Tomorrowland: An Exercise in Faith

Tomorrowland: An Exercise in Faith 2015-06-07T21:13:45-06:00

tomorrowland-posterIt’ll be a big year for the Mouse House.

Avengers: Age of Ultron is the year’s highest-grossing movie so far, having already made around $438 million domestically for its parent company, Disney. Its main competition to become the year’s biggest money-maker? Star Wars VII: The Force Awakens—also owned by Disney. Cinderella, the studio’s latest live-action re-imagining of one of its classic movies, has made nearly $200 million in its own right. Pixar, Disney’s powerhouse daughter company, is set to release two films this year—Inside Out on June 19 and The Good Dinosaur Nov. 25—and the last time a Pixar flick failed to earn at least $180 million stateside was with A Bug’s Life way back in 1998.

But in the midst of all these home runs, Disney has hit one soft single: Tomorrowland.

I hardly ever watch movies a second time in theaters, but I just got back from a second viewing of Tomorrowland, which means that Disney can add another few bucks to the movie’s $76.2 million gross so far. It won’t help the movie’s bottom line much, given that Disney spent about $190 million to make the thing.

In the movie, teen Casey Newton (Britt Robertson) is given a glimpse of an extra-dimensional world where all the world’s greatest scientists and dreamers are hard at work building a better tomorrow. But when she gets there—with the help of cantankerous Frank Walker (George Clooney) and go-get-em robot Athena (Raffey Cassidy), she finds even this optimistic world has lost hope in the future. And worse, it’s spreading that pessimism to the wider world, making its dire vision a self-fulfilling prophecy.

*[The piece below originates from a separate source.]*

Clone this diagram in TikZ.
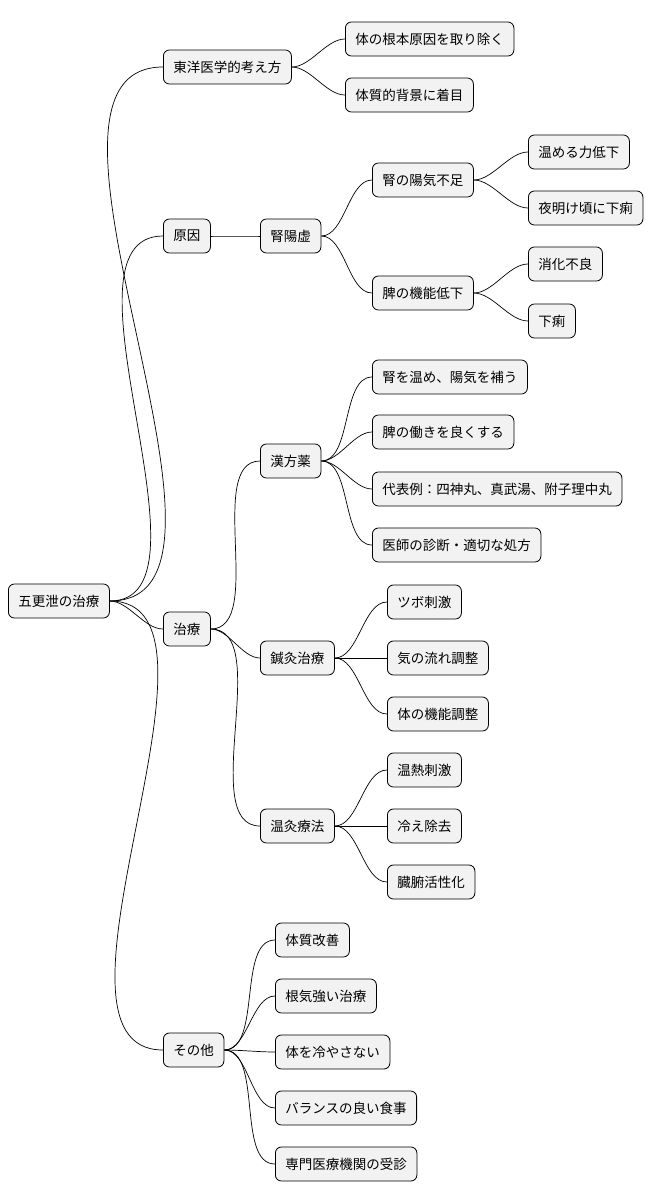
\documentclass[tikz,border=0pt]{standalone}
\usepackage{fontspec}
\newfontfamily\jp{Noto Sans CJK JP}
\begin{document}
\begin{tikzpicture}[x=1pt,y=-1pt,
  box/.style={draw=black,line width=0.8pt,fill=gray!10,rounded corners=6pt,minimum height=34pt,inner xsep=10pt,anchor=west,font=\jp\fontsize{13.5}{15}\selectfont},
  edge/.style={line width=0.7pt}]
\useasboundingbox (0,0) rectangle (656,1203);
\node[box] (r) at (8,601) {五更泄の治療};
\node[box] (a) at (163,67) {東洋医学的考え方};
\node[box] (a1) at (345,39) {体の根本原因を取り除く};
\node[box] (a2) at (345,95) {体質的背景に着目};
\node[box] (b) at (163,236) {原因};
\node[box] (b1) at (260,236) {腎陽虚};
\node[box] (b11) at (372,180) {腎の陽気不足};
\node[box] (b111) at (528,152) {温める力低下};
\node[box] (b112) at (528,208) {夜明け頃に下痢};
\node[box] (b12) at (372,293) {脾の機能低下};
\node[box] (b121) at (528,264) {消化不良};
\node[box] (b122) at (528,321) {下痢};
\node[box] (c) at (163,629) {治療};
\node[box] (c1) at (260,461) {漢方薬};
\node[box] (c11) at (372,377) {腎を温め、陽気を補う};
\node[box] (c12) at (372,432) {脾の働きを良くする};
\node[box] (c13) at (372,489) {代表例：四神丸、真武湯、附子理中丸};
\node[box] (c14) at (372,545) {医師の診断・適切な処方};
\node[box] (c2) at (260,658) {鍼灸治療};
\node[box] (c21) at (387,602) {ツボ刺激};
\node[box] (c22) at (387,658) {気の流れ調整};
\node[box] (c23) at (387,714) {体の機能調整};
\node[box] (c3) at (260,826) {温灸療法};
\node[box] (c31) at (387,770) {温熱刺激};
\node[box] (c32) at (387,826) {冷え除去};
\node[box] (c33) at (387,882) {臓腑活性化};
\node[box] (d) at (163,1050) {その他};
\node[box] (d1) at (275,940) {体質改善};
\node[box] (d2) at (275,996) {根気強い治療};
\node[box] (d3) at (275,1052) {体を冷やさない};
\node[box] (d4) at (275,1108) {バランスの良い食事};
\node[box] (d5) at (275,1164) {専門医療機関の受診};
\foreach \p/\c in {r/a,r/b,r/c,r/d,a/a1,a/a2,b/b1,b1/b11,b1/b12,b11/b111,b11/b112,b12/b121,b12/b122,c/c1,c/c2,c/c3,c1/c11,c1/c12,c1/c13,c1/c14,c2/c21,c2/c22,c2/c23,c3/c31,c3/c32,c3/c33,d/d1,d/d2,d/d3,d/d4,d/d5}
  \draw[edge] (\p.east) to[out=0,in=180,looseness=0.8] (\c.west);
\end{tikzpicture}
\end{document}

I liked this movie. I found it fun and hopeful and, frankly, inspiring. And I sketched out some “Watching God”-like thoughts over on Plugged In’s blog after the movie came out. But most secular critics have been less kind. It holds a 49 percent “freshness” rating from Rotten Tomatoes, with reviewers bothered by its liberal environmentalism or its conservative Ayn Rand-ism or its alleged lack of artsy-ism.

It’s ironic: Tomorrowland tells us that we’ve fallen so in love with dystopian visions of the future that we’ve rejected the hope and promise of a better tomorrow. Whether that’s true or not, it seems moviegoers have at least rejected a hopeful, optimistic movie about the future.

tomorrowland-trailer-britt-robertson-570x294But optimism has always been a hard sell. As my wife and I were driving home from Tomorrowland last night, I tried to think of other science fiction movies that offered a hopeful view of the future. I couldn’t think of a one. When I asked Google to find me some good “Utopian movies,” the sites it suggested listed such films as Metropolis, Forbidden Planet, Blade Runner and The Matrix. Utopia? Hardly. Given those choices, I’m surprised the latest Mad Max movie wasn’t listed as a feel-good charmer.

“In every moment there’s a possibility of a better future, but you people won’t believe it,” Governor Nix, Tomorrowland’s villain, tells us. And I think there’s truth in that. For all the wonders that science and technology have given us, we’re deeply suspicious of it. Even in Tomorrowland’s shiny new world, we see such a creation—a machine that knows the future and says that there is none. We’re destined for disaster. For such an optimistic movie, Tomorrowland can look pretty dark at times.

And yet in Tomorrowland—and really, in nearly every dystopian movie out there—we still find hope. A Freder or Commander Adams. A Neo or a Mad Max. We understand that even when the world seems like a black, cold, place, we find a little spark somewhere. A little heat. A little hope.

We see faith in Tomorrowland’s Casey—a determination not to accept the fatalistic future handed to her.

The world can feel pretty dystopian when we read the Bible, too. It’s a bad place that gets worse all the time. Technology almost always backfires in its stories, just as it does in ours: The Tower of Babel didn’t work out any better than the machines in Metropolis or the massive broadcaster in Tomorrowland. Most of the Bible’s heroes lived in a world that, to us, would look quite dystopian indeed. And we won’t even get into what we read about in Revelations.

But even so, the Bible insists there is help for us. There is hope.

“All things are possible for one who believes,” Jesus says in Mark. And we see that borne out in our stories. About every dystopian hero we have believed when there was no reason to. They held out hope when all was hopeless. That’s a big part of what faith is.